In fact, India and China may also have another ally in common: Iran. One of the primary ways that India will solve its domestic energy needs will be through imports of natural gas. Some of those imports could come from Turkmenistan, but most will likely come from gas-laden Iran. In January the the Indian State run oil company reached an agreement with the Iranian firm Petropars to develop a gas bock in the gigantic South Pars gas field, home of the world’s most abundant reserves. While India enjoys good relations with the U.S., it also has not shied away from doing business with Washington’s foes, including recent oil development projects with Sudan.

India, Iran, and China all constitute new allies for Venezuela, ones that maintain a significant degree of independence from –and in the cases of Iran and China, resistance to—U.S. power. It is likely that Chavez will seek to develop these relations as long as he remains in power.

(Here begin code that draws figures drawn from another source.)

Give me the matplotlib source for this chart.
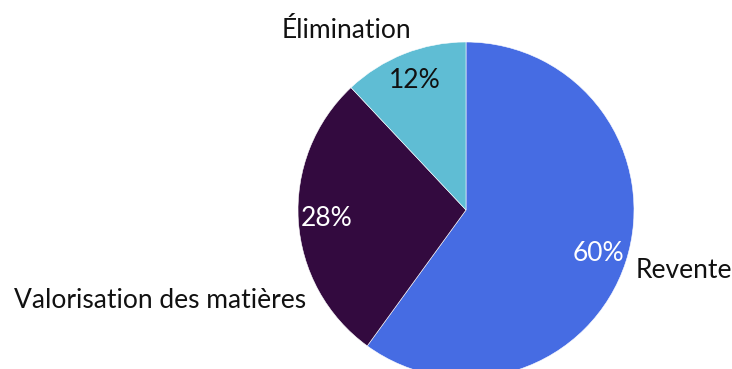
import numpy as np
import matplotlib.pyplot as plt

labels = ['Revente', 'Valorisation des matières', 'Élimination']
values = [60, 28, 12]
colors = ['#466ce3', '#330a3f', '#5fbdd4']
pct_colors = ['white', 'white', '#111111']

plt.rcParams['font.family'] = ['Lato', 'DejaVu Sans']

fig = plt.figure(figsize=(7.32, 3.69), dpi=100)
ax = fig.add_axes([0, 0, 1, 1])

cx, cy, r = 466, 369 - 210, 168
wedges, texts, autotexts = ax.pie(
    values, labels=labels, colors=colors, startangle=90, counterclock=False,
    center=(cx, cy), radius=r, autopct='%d%%', pctdistance=0.83,
    wedgeprops=dict(edgecolor='white', linewidth=0.4),
    textprops=dict(fontsize=19), frame=True)
ax.set_xlim(0, 732)
ax.set_ylim(0, 369)
ax.set_aspect('equal')
ax.axis('off')

for t, c in zip(autotexts, pct_colors):
    t.set_color(c)

# label placement (right/left of the pie like the original)
label_pos = [(636, 369 - 270, 'left'), (306, 369 - 300, 'right'), (411, 369 - 30, 'right')]
for t, (x, y, ha) in zip(texts, label_pos):
    t.set_position((x, y))
    t.set_ha(ha)
    t.set_va('center')
    t.set_color('#111111')

fig.savefig('out.png', dpi=100)
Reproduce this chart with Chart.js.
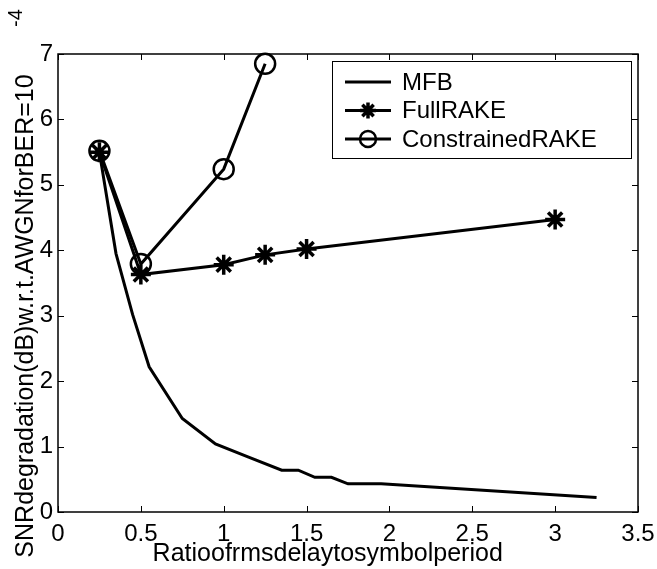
<!DOCTYPE html>
<html>
<head>
<meta charset="utf-8">
<script src="https://cdn.jsdelivr.net/npm/chart.js@4/dist/chart.umd.min.js"></script>
<style>
html,body{margin:0;padding:0;background:#fff;}
#wrap{width:657px;height:569px;position:relative;}
canvas{display:block;}
</style>
</head>
<body>
<div id="wrap"><canvas id="c" width="657" height="569"></canvas></div>
<script>
// ---- data ----
const seriesNames = ['MFB', 'FullRAKE', 'ConstrainedRAKE'];
const mfbX = [0.25, 0.35, 0.45, 0.55, 0.75, 0.95, 1.15, 1.35, 1.45, 1.55, 1.65, 1.75, 1.95, 3.25];
const mfbY = [5.5, 3.95, 3.02, 2.22, 1.43, 1.04, 0.84, 0.64, 0.64, 0.53, 0.53, 0.43, 0.43, 0.22];
const fullX = [0.25, 0.5, 1.0, 1.25, 1.5, 3.0];
const fullY = [5.5, 3.63, 3.78, 3.93, 4.02, 4.47];
const conX = [0.25, 0.5, 1.0, 1.25];
const conY = [5.52, 3.79, 5.24, 6.85];
const xTicks = [0, 0.5, 1, 1.5, 2, 2.5, 3, 3.5];
const yTicks = [0, 1, 2, 3, 4, 5, 6, 7];
const xTitle = 'Ratioofrmsdelaytosymbolperiod';
const yTitle = 'SNRdegradation(dB)w.r.t.AWGNforBER=10';
const yTitleExp = '-4';

const FONT = "'Liberation Sans', Arial, Helvetica, sans-serif";
const pts = (xs, ys) => xs.map((x, i) => ({x: x, y: ys[i]}));

const framePlugin = {
  id: 'frame',
  afterDraw(chart) {
    const ctx = chart.ctx;
    const a = chart.chartArea;
    const xs = chart.scales.x, ys = chart.scales.y;
    ctx.save();
    ctx.strokeStyle = '#000';
    ctx.lineWidth = 1.5;
    ctx.strokeRect(a.left, a.top, a.right - a.left, a.bottom - a.top);
    // inward ticks on all sides
    ctx.lineWidth = 1;
    const tl = 6;
    ctx.beginPath();
    xTicks.forEach(v => {
      const p = Math.round(xs.getPixelForValue(v)) + 0.5;
      ctx.moveTo(p, a.bottom); ctx.lineTo(p, a.bottom - tl);
      ctx.moveTo(p, a.top); ctx.lineTo(p, a.top + tl);
    });
    yTicks.forEach(v => {
      const p = Math.round(ys.getPixelForValue(v)) + 0.5;
      ctx.moveTo(a.left, p); ctx.lineTo(a.left + tl, p);
      ctx.moveTo(a.right, p); ctx.lineTo(a.right - tl, p);
    });
    ctx.stroke();

    // axis titles
    ctx.fillStyle = '#000';
    ctx.font = '25px ' + FONT;
    ctx.textAlign = 'center';
    ctx.textBaseline = 'alphabetic';
    ctx.fillText(xTitle, a.left + (a.right - a.left) * 0.465, 561);
    ctx.save();
    ctx.translate(33, (a.top + a.bottom) / 2 + 33);
    ctx.rotate(-Math.PI / 2);
    ctx.fillText(yTitle, 0, 0);
    ctx.restore();
    ctx.save();
    ctx.font = '20px ' + FONT;
    ctx.translate(22, 18);
    ctx.rotate(-Math.PI / 2);
    ctx.fillText(yTitleExp, 0, 0);
    ctx.restore();

    // legend
    const lx = 332.5, ly = 61.5, lw = 299, lh = 97;
    ctx.fillStyle = '#fff';
    ctx.fillRect(lx, ly, lw, lh);
    ctx.strokeStyle = '#000';
    ctx.lineWidth = 1;
    ctx.strokeRect(lx, ly, lw, lh);
    const rows = [82, 110.5, 139];
    chart.data.datasets.forEach((ds, i) => {
      const y = rows[i];
      ctx.strokeStyle = '#000';
      ctx.lineWidth = 3;
      ctx.beginPath();
      ctx.moveTo(345, y); ctx.lineTo(391, y);
      ctx.stroke();
      if (ds.pointRadius > 0) {
        ctx.fillStyle = 'rgba(0,0,0,0)';
        ctx.strokeStyle = '#000';
        ctx.lineWidth = ds.pointBorderWidth;
        Chart.helpers.drawPoint(ctx, {
          pointStyle: ds.pointStyle,
          radius: 8,
          borderWidth: ds.pointBorderWidth,
          rotation: 0
        }, 368, y);
      }
      ctx.fillStyle = '#000';
      ctx.font = '24px ' + FONT;
      ctx.textAlign = 'left';
      ctx.textBaseline = 'middle';
      ctx.fillText(ds.label, 402, y + 1);
    });
    ctx.restore();
  }
};

const lineCommon = {
  showLine: true,
  borderColor: '#000',
  borderWidth: 3,
  pointBorderColor: '#000',
  pointBackgroundColor: 'rgba(0,0,0,0)',
  fill: false,
  tension: 0,
  clip: false
};

new Chart(document.getElementById('c'), {
  type: 'scatter',
  data: {
    datasets: [
      Object.assign({}, lineCommon, {
        label: seriesNames[0], data: pts(mfbX, mfbY), pointRadius: 0, pointStyle: false, pointBorderWidth: 0
      }),
      Object.assign({}, lineCommon, {
        label: seriesNames[1], data: pts(fullX, fullY), pointStyle: 'star', pointRadius: 10, pointBorderWidth: 3.5
      }),
      Object.assign({}, lineCommon, {
        label: seriesNames[2], data: pts(conX, conY), pointStyle: 'circle', pointRadius: 10, pointBorderWidth: 2.5
      })
    ]
  },
  options: {
    responsive: false,
    devicePixelRatio: 1,
    animation: false,
    events: [],
    layout: { padding: { top: 54, right: 19, left: 0, bottom: 0 } },
    plugins: { legend: { display: false }, tooltip: { enabled: false } },
    scales: {
      x: {
        type: 'linear', min: 0, max: 3.5,
        afterBuildTicks: s => { s.ticks = xTicks.map(v => ({ value: v })); },
        grid: { display: false, drawTicks: false },
        border: { display: false },
        ticks: { color: '#000', font: { family: FONT, size: 24 }, padding: 8, maxRotation: 0, autoSkip: false,
                 callback: v => String(v) },
        afterFit: s => { s.height = 57; s.paddingLeft = 0; s.paddingRight = 0; }
      },
      y: {
        type: 'linear', min: 0, max: 7,
        afterBuildTicks: s => { s.ticks = yTicks.map(v => ({ value: v })); },
        grid: { display: false, drawTicks: false },
        border: { display: false },
        ticks: { color: '#000', font: { family: FONT, size: 24 }, padding: 5, autoSkip: false,
                 callback: v => String(v) },
        afterFit: s => { s.width = 58; s.paddingTop = 0; s.paddingBottom = 0; }
      }
    }
  },
  plugins: [framePlugin]
});
</script>
</body>
</html>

Last fall President Chavez announced a change in its military doctrine. Henceforth, the President said, Venezuela would focus on asymmetrical threats –i.e., an attack by the more powerful United States. In months since then, Chavez has completed with arms deals with Russia, Spain, and Brazil that have given at least a semblance of substance to the statements. From Russia, Venezuela will receive 100,000 AK-47 assault rifles and 10 military helicopters. They have also discussed the purchase of up to 50 Russian MIG fighters, but no deal has been reached. Spain has agreed to sell Chavez helicopters and airships, ostensibly to patrol the coast and assist in thwarting drug traffickers. However, some reports have claimed that the Spanish purchases will include four guided missile corvettes that will be equipped with Exocet missiles. From Brazil, finally, Venezuela will purchase two dozen military aircraft.

One may ask, as Donald Rumsfeld recently did, what the Venezuelans are going to do with all these new weapons. After all, Venezuela at present has only 82,000 individuals in its armed forces, and that includes reservists. Part of the answer is that Venezuela plans to increase the size of its military. In fact, Chavez announced recently the creation of a special Presidential Guard that will answer directly to him. In swearing in the leaders of his new guard, Chavez claimed that it was the first step in a ‘new military doctrine’ which will include local militias to help defend Venezuelan sovereignty against “imperialist aggression.” Chavez said the guard would ultimately grow to be 2 million strong. Not bad for a nation that has only 25 million citizens.


So where is all this going? Is this Venezuela’s bid to join the axis of evil, or is it merely the bluster of a lonely Marxist that finally has gained control over his state. The answer, of course, lies somewhere in between. Chavez would join the axis of evil if he could, but he can’t. His country and government are far too dependent upon the U.S. In 2003, 80 percent of Venezuela’s exports were oil and petroleum products and 60 percent of that went to the U.S. The petroleum industry, in turn, provides half of Venezuela’s government revenues. Venezuela is clearly dependent upon the U.S.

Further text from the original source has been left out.